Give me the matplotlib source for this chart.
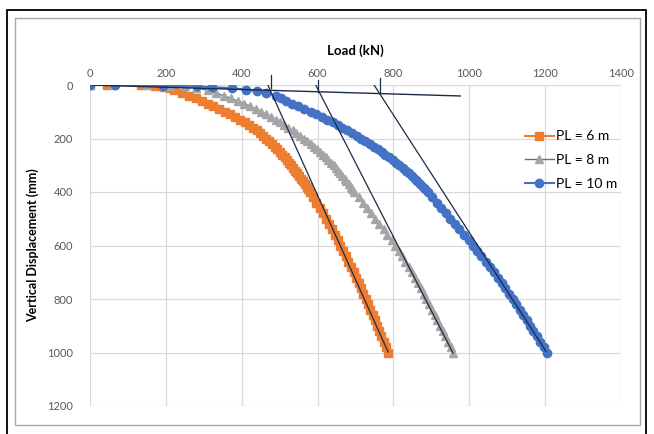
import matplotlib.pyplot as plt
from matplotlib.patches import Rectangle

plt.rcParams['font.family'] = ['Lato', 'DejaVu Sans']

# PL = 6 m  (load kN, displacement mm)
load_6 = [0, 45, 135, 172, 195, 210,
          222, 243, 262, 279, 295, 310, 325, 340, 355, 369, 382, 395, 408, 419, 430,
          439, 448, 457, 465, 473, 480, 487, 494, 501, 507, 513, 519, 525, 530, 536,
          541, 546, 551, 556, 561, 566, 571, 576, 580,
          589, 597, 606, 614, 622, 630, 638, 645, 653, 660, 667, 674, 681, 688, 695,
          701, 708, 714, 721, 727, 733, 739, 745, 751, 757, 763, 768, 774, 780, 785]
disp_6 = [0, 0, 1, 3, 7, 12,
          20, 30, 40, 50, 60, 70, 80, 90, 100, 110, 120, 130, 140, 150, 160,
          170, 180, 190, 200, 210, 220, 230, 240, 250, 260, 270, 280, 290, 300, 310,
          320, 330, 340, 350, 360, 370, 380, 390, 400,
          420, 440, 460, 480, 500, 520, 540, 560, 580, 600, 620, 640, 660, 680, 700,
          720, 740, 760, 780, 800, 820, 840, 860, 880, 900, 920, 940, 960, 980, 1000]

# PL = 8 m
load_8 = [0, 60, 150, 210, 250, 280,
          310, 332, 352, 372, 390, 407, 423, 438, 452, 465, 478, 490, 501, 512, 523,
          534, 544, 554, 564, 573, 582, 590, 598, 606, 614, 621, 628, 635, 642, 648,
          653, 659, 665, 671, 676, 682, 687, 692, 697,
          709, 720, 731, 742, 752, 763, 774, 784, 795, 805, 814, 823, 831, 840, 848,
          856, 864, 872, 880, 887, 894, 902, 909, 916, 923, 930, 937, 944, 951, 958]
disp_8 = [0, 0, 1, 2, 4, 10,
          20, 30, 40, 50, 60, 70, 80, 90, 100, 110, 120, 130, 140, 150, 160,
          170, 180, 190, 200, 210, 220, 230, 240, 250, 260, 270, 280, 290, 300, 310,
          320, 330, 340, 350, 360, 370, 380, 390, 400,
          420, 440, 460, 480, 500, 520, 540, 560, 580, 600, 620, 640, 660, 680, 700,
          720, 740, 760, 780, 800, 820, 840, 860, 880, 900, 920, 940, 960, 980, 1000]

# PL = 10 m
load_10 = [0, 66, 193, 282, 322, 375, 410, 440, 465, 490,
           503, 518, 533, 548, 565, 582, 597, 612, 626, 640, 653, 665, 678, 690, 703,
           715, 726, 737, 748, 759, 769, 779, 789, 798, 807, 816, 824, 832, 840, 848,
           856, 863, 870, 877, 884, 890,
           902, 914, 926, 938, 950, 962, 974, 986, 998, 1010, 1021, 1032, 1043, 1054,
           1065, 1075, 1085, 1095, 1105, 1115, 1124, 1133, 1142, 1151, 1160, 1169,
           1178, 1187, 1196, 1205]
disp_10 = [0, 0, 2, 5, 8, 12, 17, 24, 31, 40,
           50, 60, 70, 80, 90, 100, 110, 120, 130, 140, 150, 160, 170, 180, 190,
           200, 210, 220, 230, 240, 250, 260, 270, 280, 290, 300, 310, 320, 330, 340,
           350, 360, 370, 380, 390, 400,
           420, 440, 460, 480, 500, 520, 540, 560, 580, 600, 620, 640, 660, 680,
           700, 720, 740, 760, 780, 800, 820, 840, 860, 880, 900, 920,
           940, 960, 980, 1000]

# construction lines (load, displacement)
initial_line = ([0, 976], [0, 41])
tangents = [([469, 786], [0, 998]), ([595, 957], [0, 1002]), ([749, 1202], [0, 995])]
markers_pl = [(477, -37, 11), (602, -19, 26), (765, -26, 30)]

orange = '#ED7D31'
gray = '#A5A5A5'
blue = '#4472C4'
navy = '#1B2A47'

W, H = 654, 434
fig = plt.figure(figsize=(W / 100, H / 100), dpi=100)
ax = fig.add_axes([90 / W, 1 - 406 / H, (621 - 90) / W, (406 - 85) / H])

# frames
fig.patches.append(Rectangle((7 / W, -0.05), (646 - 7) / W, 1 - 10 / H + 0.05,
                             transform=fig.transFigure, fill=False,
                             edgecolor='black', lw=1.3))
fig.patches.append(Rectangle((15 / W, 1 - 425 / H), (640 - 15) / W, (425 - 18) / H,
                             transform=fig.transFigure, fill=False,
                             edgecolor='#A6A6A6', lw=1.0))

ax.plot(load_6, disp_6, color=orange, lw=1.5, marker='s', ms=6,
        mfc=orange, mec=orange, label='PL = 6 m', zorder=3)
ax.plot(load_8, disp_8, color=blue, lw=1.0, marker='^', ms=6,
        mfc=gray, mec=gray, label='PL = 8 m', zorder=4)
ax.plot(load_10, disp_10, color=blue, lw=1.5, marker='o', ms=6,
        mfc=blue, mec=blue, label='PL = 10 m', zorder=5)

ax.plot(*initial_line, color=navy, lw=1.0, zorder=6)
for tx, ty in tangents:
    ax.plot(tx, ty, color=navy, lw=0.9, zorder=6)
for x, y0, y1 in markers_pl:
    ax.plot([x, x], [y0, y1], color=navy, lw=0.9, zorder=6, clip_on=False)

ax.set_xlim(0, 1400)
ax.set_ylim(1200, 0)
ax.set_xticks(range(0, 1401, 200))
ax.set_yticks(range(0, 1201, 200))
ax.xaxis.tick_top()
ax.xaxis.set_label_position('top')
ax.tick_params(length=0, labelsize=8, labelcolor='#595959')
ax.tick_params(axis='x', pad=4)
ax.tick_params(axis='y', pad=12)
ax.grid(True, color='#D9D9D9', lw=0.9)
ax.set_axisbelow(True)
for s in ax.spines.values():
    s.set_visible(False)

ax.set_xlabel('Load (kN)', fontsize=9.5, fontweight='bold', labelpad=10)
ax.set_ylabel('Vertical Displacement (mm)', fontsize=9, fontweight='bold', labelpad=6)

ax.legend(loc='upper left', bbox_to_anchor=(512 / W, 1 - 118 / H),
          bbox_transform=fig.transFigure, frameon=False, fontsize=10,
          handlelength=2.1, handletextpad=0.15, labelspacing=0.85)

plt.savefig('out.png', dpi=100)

• • • • • • •

**SHORT PROBLEM**
Omit the pictures and reproduce the listing exactly.

**OUTPUT FOR THIS EXERCISE**
Give me the matplotlib source for this chart.
import matplotlib.pyplot as plt
from matplotlib.patches import Rectangle

plt.rcParams['font.family'] = ['Lato', 'DejaVu Sans']

# PL = 6 m  (load kN, displacement mm)
load_6 = [0, 45, 135, 172, 195, 210,
          222, 243, 262, 279, 295, 310, 325, 340, 355, 369, 382, 395, 408, 419, 430,
          439, 448, 457, 465, 473, 480, 487, 494, 501, 507, 513, 519, 525, 530, 536,
          541, 546, 551, 556, 561, 566, 571, 576, 580,
          589, 597, 606, 614, 622, 630, 638, 645, 653, 660, 667, 674, 681, 688, 695,
          701, 708, 714, 721, 727, 733, 739, 745, 751, 757, 763, 768, 774, 780, 785]
disp_6 = [0, 0, 1, 3, 7, 12,
          20, 30, 40, 50, 60, 70, 80, 90, 100, 110, 120, 130, 140, 150, 160,
          170, 180, 190, 200, 210, 220, 230, 240, 250, 260, 270, 280, 290, 300, 310,
          320, 330, 340, 350, 360, 370, 380, 390, 400,
          420, 440, 460, 480, 500, 520, 540, 560, 580, 600, 620, 640, 660, 680, 700,
          720, 740, 760, 780, 800, 820, 840, 860, 880, 900, 920, 940, 960, 980, 1000]

# PL = 8 m
load_8 = [0, 60, 150, 210, 250, 280,
          310, 332, 352, 372, 390, 407, 423, 438, 452, 465, 478, 490, 501, 512, 523,
          534, 544, 554, 564, 573, 582, 590, 598, 606, 614, 621, 628, 635, 642, 648,
          653, 659, 665, 671, 676, 682, 687, 692, 697,
          709, 720, 731, 742, 752, 763, 774, 784, 795, 805, 814, 823, 831, 840, 848,
          856, 864, 872, 880, 887, 894, 902, 909, 916, 923, 930, 937, 944, 951, 958]
disp_8 = [0, 0, 1, 2, 4, 10,
          20, 30, 40, 50, 60, 70, 80, 90, 100, 110, 120, 130, 140, 150, 160,
          170, 180, 190, 200, 210, 220, 230, 240, 250, 260, 270, 280, 290, 300, 310,
          320, 330, 340, 350, 360, 370, 380, 390, 400,
          420, 440, 460, 480, 500, 520, 540, 560, 580, 600, 620, 640, 660, 680, 700,
          720, 740, 760, 780, 800, 820, 840, 860, 880, 900, 920, 940, 960, 980, 1000]

# PL = 10 m
load_10 = [0, 66, 193, 282, 322, 375, 410, 440, 465, 490,
           503, 518, 533, 548, 565, 582, 597, 612, 626, 640, 653, 665, 678, 690, 703,
           715, 726, 737, 748, 759, 769, 779, 789, 798, 807, 816, 824, 832, 840, 848,
           856, 863, 870, 877, 884, 890,
           902, 914, 926, 938, 950, 962, 974, 986, 998, 1010, 1021, 1032, 1043, 1054,
           1065, 1075, 1085, 1095, 1105, 1115, 1124, 1133, 1142, 1151, 1160, 1169,
           1178, 1187, 1196, 1205]
disp_10 = [0, 0, 2, 5, 8, 12, 17, 24, 31, 40,
           50, 60, 70, 80, 90, 100, 110, 120, 130, 140, 150, 160, 170, 180, 190,
           200, 210, 220, 230, 240, 250, 260, 270, 280, 290, 300, 310, 320, 330, 340,
           350, 360, 370, 380, 390, 400,
           420, 440, 460, 480, 500, 520, 540, 560, 580, 600, 620, 640, 660, 680,
           700, 720, 740, 760, 780, 800, 820, 840, 860, 880, 900, 920,
           940, 960, 980, 1000]

# construction lines (load, displacement)
initial_line = ([0, 976], [0, 41])
tangents = [([469, 786], [0, 998]), ([595, 957], [0, 1002]), ([749, 1202], [0, 995])]
markers_pl = [(477, -37, 11), (602, -19, 26), (765, -26, 30)]

orange = '#ED7D31'
gray = '#A5A5A5'
blue = '#4472C4'
navy = '#1B2A47'

W, H = 654, 434
fig = plt.figure(figsize=(W / 100, H / 100), dpi=100)
ax = fig.add_axes([90 / W, 1 - 406 / H, (621 - 90) / W, (406 - 85) / H])

# frames
fig.patches.append(Rectangle((7 / W, -0.05), (646 - 7) / W, 1 - 10 / H + 0.05,
                             transform=fig.transFigure, fill=False,
                             edgecolor='black', lw=1.3))
fig.patches.append(Rectangle((15 / W, 1 - 425 / H), (640 - 15) / W, (425 - 18) / H,
                             transform=fig.transFigure, fill=False,
                             edgecolor='#A6A6A6', lw=1.0))

ax.plot(load_6, disp_6, color=orange, lw=1.5, marker='s', ms=6,
        mfc=orange, mec=orange, label='PL = 6 m', zorder=3)
ax.plot(load_8, disp_8, color=blue, lw=1.0, marker='^', ms=6,
        mfc=gray, mec=gray, label='PL = 8 m', zorder=4)
ax.plot(load_10, disp_10, color=blue, lw=1.5, marker='o', ms=6,
        mfc=blue, mec=blue, label='PL = 10 m', zorder=5)

ax.plot(*initial_line, color=navy, lw=1.0, zorder=6)
for tx, ty in tangents:
    ax.plot(tx, ty, color=navy, lw=0.9, zorder=6)
for x, y0, y1 in markers_pl:
    ax.plot([x, x], [y0, y1], color=navy, lw=0.9, zorder=6, clip_on=False)

ax.set_xlim(0, 1400)
ax.set_ylim(1200, 0)
ax.set_xticks(range(0, 1401, 200))
ax.set_yticks(range(0, 1201, 200))
ax.xaxis.tick_top()
ax.xaxis.set_label_position('top')
ax.tick_params(length=0, labelsize=8, labelcolor='#595959')
ax.tick_params(axis='x', pad=4)
ax.tick_params(axis='y', pad=12)
ax.grid(True, color='#D9D9D9', lw=0.9)
ax.set_axisbelow(True)
for s in ax.spines.values():
    s.set_visible(False)

ax.set_xlabel('Load (kN)', fontsize=9.5, fontweight='bold', labelpad=10)
ax.set_ylabel('Vertical Displacement (mm)', fontsize=9, fontweight='bold', labelpad=6)

ax.legend(loc='upper left', bbox_to_anchor=(512 / W, 1 - 118 / H),
          bbox_transform=fig.transFigure, frameon=False, fontsize=10,
          handlelength=2.1, handletextpad=0.15, labelspacing=0.85)

plt.savefig('out.png', dpi=100)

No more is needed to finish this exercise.